Stock Price Assessment
The stock price of US Xpress Enterprises, Inc. has been hammered in the last year. It remains consistent with fundamentals, making the downtrend reasonable. At $1.90, its value has already dropped by 59% in only a year. Despite this, it appears that the decrease has been too much to reflect its intrinsic value. Put simply, the stock price appears undervalued relative to its fundamentals. We can see it in its tangible book value. Its current TBVPS is 3.28, showing it has remained well-capitalized despite lacking liquid assets. It is only lower than the average in recent years at 3.39. But its value exceeds the stock price. The current PTBV of 0.98 shows that the current stock price downtrend is reasonable. But the relative valuation of 2019-2021 values appears very low.
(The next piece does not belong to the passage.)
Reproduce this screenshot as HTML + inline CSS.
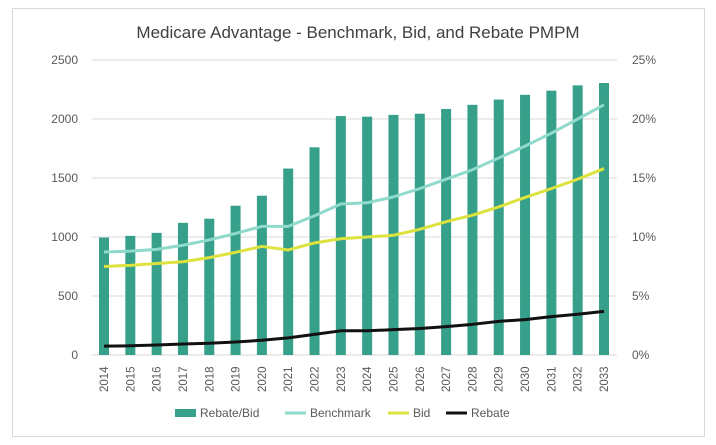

If we use the average PTBV of 1.57 to value the company, the target price will be $5.14, a 270% potential upside. We can confirm it using the EV Model. ($887 M – $780M) / 51,400,000 shares = $2.08. The derived value shows a 9% upside potential.
Bottomline
U.S. Xpress Enterprises, Inc. has been a hard time stabilizing revenue growth and balancing it with viability. I am still troubled with its liquidity, although it remains well-capitalized. Meanwhile, the stock price stays consistent with the fundamentals. But it’s too cheap to reflect its intrinsic value. Even so, it appears that as earnings stay hammered, so does the stock price. While relative valuation appears attractive, extra caution must be done before making a position. The recommendation, for now, is that U.S. Xpress Enterprises, Inc. is a hold.
Editor’s Note: This article covers one or more microcap stocks. Please be aware of the risks associated with these stocks.